▶ **Task brief**:
Output the material below unchanged, apart from leaving out the pictures.

_ _ _ _ _

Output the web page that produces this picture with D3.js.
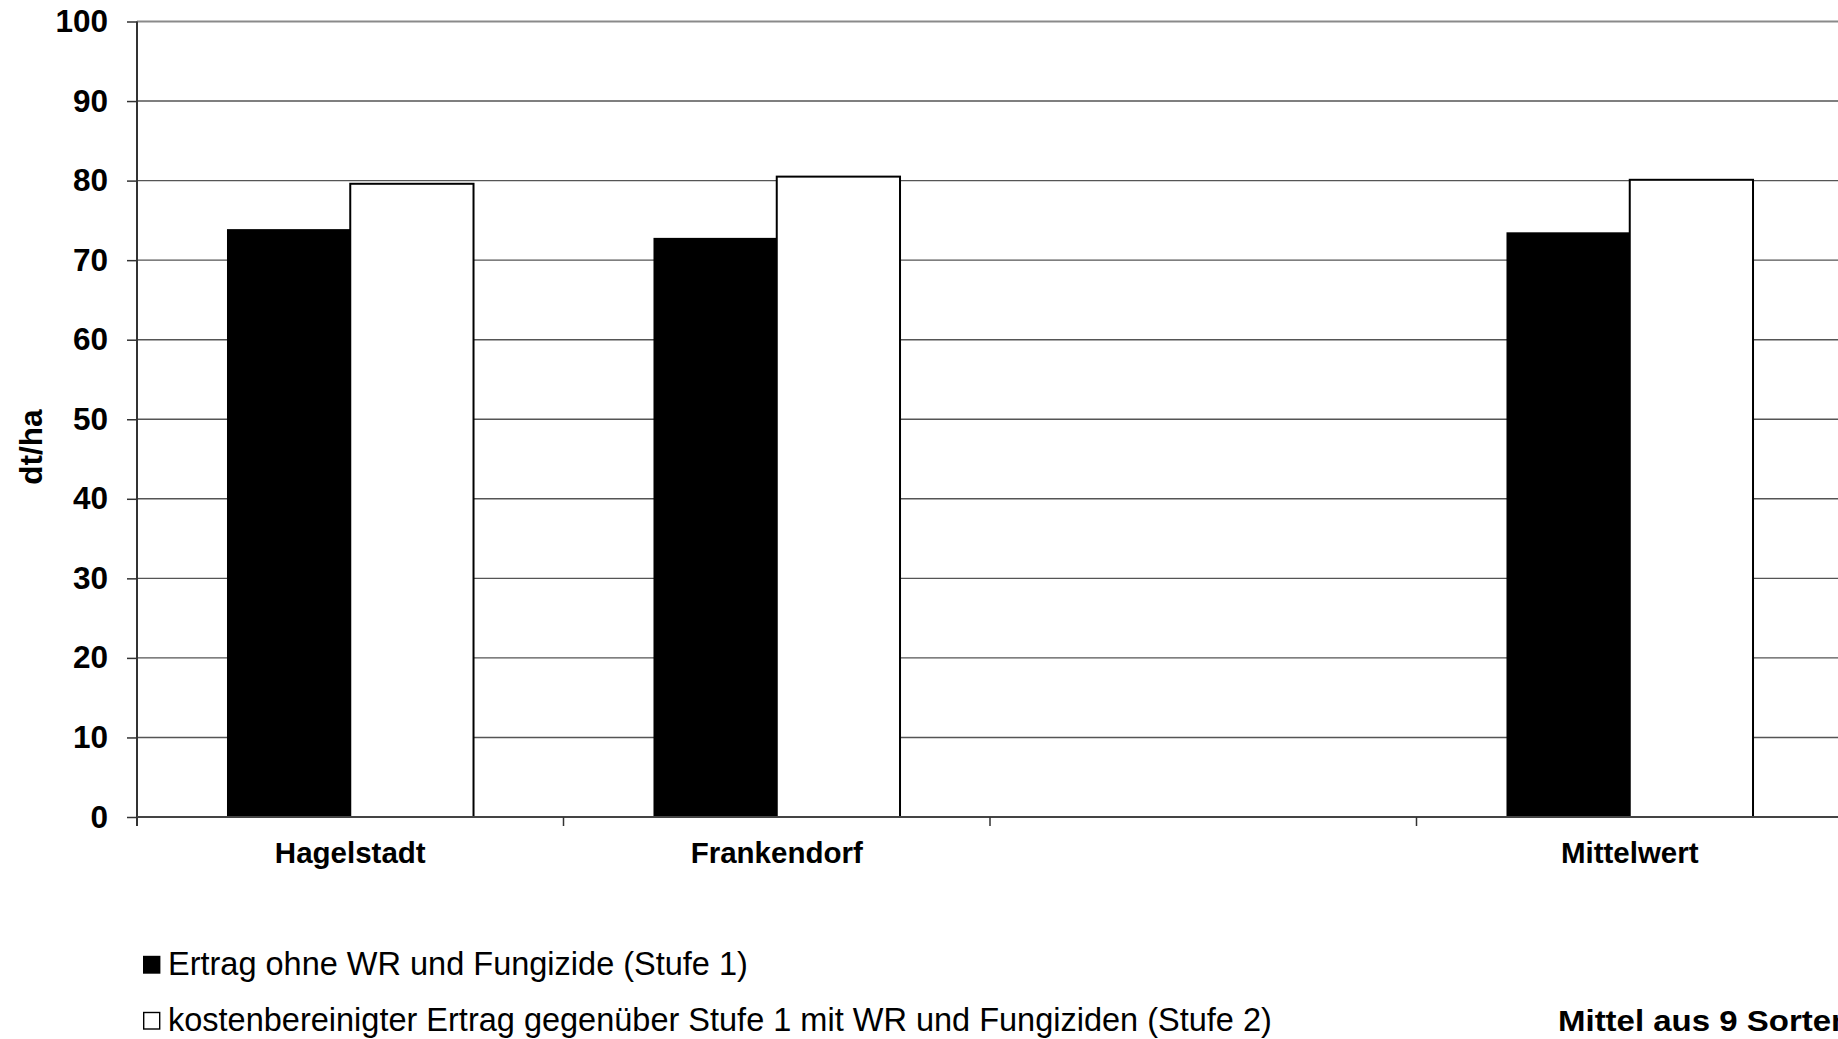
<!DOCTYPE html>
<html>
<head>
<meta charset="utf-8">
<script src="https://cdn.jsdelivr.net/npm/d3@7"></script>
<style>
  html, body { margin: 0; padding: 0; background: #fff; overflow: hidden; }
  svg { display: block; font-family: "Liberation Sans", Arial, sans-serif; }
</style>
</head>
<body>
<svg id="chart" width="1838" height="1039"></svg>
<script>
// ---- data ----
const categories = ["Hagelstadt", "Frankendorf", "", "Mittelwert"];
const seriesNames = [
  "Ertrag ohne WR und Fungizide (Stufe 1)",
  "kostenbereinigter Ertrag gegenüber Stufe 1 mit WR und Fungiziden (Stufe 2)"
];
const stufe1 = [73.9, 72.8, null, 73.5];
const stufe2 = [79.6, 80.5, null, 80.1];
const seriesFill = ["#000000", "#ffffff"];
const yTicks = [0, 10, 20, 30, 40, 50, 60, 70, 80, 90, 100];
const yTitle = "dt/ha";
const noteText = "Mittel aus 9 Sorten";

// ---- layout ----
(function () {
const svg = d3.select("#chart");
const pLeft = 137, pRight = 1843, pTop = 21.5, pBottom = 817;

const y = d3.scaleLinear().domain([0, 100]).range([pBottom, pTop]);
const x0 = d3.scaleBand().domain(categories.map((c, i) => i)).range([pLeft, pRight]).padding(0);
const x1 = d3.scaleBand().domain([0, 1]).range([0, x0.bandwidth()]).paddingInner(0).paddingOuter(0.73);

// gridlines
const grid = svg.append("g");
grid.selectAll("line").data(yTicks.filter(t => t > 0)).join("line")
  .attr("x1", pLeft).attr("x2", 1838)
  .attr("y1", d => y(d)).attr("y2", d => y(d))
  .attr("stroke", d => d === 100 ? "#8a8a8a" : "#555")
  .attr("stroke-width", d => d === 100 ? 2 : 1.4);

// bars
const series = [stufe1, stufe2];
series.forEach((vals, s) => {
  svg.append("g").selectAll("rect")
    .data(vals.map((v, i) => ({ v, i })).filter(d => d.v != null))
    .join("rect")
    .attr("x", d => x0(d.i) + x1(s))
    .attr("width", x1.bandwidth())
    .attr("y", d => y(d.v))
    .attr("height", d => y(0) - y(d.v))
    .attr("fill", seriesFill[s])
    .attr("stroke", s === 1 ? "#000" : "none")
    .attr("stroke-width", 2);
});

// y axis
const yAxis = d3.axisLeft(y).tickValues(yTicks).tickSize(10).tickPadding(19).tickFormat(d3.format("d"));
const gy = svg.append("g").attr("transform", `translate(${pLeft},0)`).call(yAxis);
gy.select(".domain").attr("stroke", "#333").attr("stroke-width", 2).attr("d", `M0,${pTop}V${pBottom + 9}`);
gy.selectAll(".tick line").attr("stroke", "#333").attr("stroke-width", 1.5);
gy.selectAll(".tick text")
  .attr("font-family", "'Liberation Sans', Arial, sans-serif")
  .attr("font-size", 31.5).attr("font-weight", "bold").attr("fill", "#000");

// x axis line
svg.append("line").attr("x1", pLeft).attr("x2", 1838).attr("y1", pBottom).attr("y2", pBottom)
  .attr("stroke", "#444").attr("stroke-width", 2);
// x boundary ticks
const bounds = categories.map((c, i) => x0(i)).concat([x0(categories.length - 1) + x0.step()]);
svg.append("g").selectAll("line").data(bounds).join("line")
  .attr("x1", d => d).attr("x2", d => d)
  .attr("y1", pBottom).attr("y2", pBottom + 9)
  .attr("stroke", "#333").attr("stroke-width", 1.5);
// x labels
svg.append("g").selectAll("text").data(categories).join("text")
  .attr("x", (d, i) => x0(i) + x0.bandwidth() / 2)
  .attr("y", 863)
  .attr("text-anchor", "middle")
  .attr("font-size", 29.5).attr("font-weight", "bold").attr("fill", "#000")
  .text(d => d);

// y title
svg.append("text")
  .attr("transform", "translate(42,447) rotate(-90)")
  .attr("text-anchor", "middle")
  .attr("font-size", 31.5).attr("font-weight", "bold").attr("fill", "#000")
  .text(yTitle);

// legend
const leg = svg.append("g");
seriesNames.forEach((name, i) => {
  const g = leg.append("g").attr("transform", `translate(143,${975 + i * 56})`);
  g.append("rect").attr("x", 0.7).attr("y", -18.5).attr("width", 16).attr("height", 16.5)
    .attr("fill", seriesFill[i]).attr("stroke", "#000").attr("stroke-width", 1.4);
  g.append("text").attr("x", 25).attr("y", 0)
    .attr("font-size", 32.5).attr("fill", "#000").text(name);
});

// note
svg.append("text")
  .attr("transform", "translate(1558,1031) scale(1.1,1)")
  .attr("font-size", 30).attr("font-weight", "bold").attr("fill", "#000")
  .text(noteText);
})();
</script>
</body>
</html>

_ _ _ _ _

▶ **Answer**:
Output the web page that produces this picture with D3.js.
<!DOCTYPE html>
<html>
<head>
<meta charset="utf-8">
<script src="https://cdn.jsdelivr.net/npm/d3@7"></script>
<style>
  html, body { margin: 0; padding: 0; background: #fff; overflow: hidden; }
  svg { display: block; font-family: "Liberation Sans", Arial, sans-serif; }
</style>
</head>
<body>
<svg id="chart" width="1838" height="1039"></svg>
<script>
// ---- data ----
const categories = ["Hagelstadt", "Frankendorf", "", "Mittelwert"];
const seriesNames = [
  "Ertrag ohne WR und Fungizide (Stufe 1)",
  "kostenbereinigter Ertrag gegenüber Stufe 1 mit WR und Fungiziden (Stufe 2)"
];
const stufe1 = [73.9, 72.8, null, 73.5];
const stufe2 = [79.6, 80.5, null, 80.1];
const seriesFill = ["#000000", "#ffffff"];
const yTicks = [0, 10, 20, 30, 40, 50, 60, 70, 80, 90, 100];
const yTitle = "dt/ha";
const noteText = "Mittel aus 9 Sorten";

// ---- layout ----
(function () {
const svg = d3.select("#chart");
const pLeft = 137, pRight = 1843, pTop = 21.5, pBottom = 817;

const y = d3.scaleLinear().domain([0, 100]).range([pBottom, pTop]);
const x0 = d3.scaleBand().domain(categories.map((c, i) => i)).range([pLeft, pRight]).padding(0);
const x1 = d3.scaleBand().domain([0, 1]).range([0, x0.bandwidth()]).paddingInner(0).paddingOuter(0.73);

// gridlines
const grid = svg.append("g");
grid.selectAll("line").data(yTicks.filter(t => t > 0)).join("line")
  .attr("x1", pLeft).attr("x2", 1838)
  .attr("y1", d => y(d)).attr("y2", d => y(d))
  .attr("stroke", d => d === 100 ? "#8a8a8a" : "#555")
  .attr("stroke-width", d => d === 100 ? 2 : 1.4);

// bars
const series = [stufe1, stufe2];
series.forEach((vals, s) => {
  svg.append("g").selectAll("rect")
    .data(vals.map((v, i) => ({ v, i })).filter(d => d.v != null))
    .join("rect")
    .attr("x", d => x0(d.i) + x1(s))
    .attr("width", x1.bandwidth())
    .attr("y", d => y(d.v))
    .attr("height", d => y(0) - y(d.v))
    .attr("fill", seriesFill[s])
    .attr("stroke", s === 1 ? "#000" : "none")
    .attr("stroke-width", 2);
});

// y axis
const yAxis = d3.axisLeft(y).tickValues(yTicks).tickSize(10).tickPadding(19).tickFormat(d3.format("d"));
const gy = svg.append("g").attr("transform", `translate(${pLeft},0)`).call(yAxis);
gy.select(".domain").attr("stroke", "#333").attr("stroke-width", 2).attr("d", `M0,${pTop}V${pBottom + 9}`);
gy.selectAll(".tick line").attr("stroke", "#333").attr("stroke-width", 1.5);
gy.selectAll(".tick text")
  .attr("font-family", "'Liberation Sans', Arial, sans-serif")
  .attr("font-size", 31.5).attr("font-weight", "bold").attr("fill", "#000");

// x axis line
svg.append("line").attr("x1", pLeft).attr("x2", 1838).attr("y1", pBottom).attr("y2", pBottom)
  .attr("stroke", "#444").attr("stroke-width", 2);
// x boundary ticks
const bounds = categories.map((c, i) => x0(i)).concat([x0(categories.length - 1) + x0.step()]);
svg.append("g").selectAll("line").data(bounds).join("line")
  .attr("x1", d => d).attr("x2", d => d)
  .attr("y1", pBottom).attr("y2", pBottom + 9)
  .attr("stroke", "#333").attr("stroke-width", 1.5);
// x labels
svg.append("g").selectAll("text").data(categories).join("text")
  .attr("x", (d, i) => x0(i) + x0.bandwidth() / 2)
  .attr("y", 863)
  .attr("text-anchor", "middle")
  .attr("font-size", 29.5).attr("font-weight", "bold").attr("fill", "#000")
  .text(d => d);

// y title
svg.append("text")
  .attr("transform", "translate(42,447) rotate(-90)")
  .attr("text-anchor", "middle")
  .attr("font-size", 31.5).attr("font-weight", "bold").attr("fill", "#000")
  .text(yTitle);

// legend
const leg = svg.append("g");
seriesNames.forEach((name, i) => {
  const g = leg.append("g").attr("transform", `translate(143,${975 + i * 56})`);
  g.append("rect").attr("x", 0.7).attr("y", -18.5).attr("width", 16).attr("height", 16.5)
    .attr("fill", seriesFill[i]).attr("stroke", "#000").attr("stroke-width", 1.4);
  g.append("text").attr("x", 25).attr("y", 0)
    .attr("font-size", 32.5).attr("fill", "#000").text(name);
});

// note
svg.append("text")
  .attr("transform", "translate(1558,1031) scale(1.1,1)")
  .attr("font-size", 30).attr("font-weight", "bold").attr("fill", "#000")
  .text(noteText);
})();
</script>
</body>
</html>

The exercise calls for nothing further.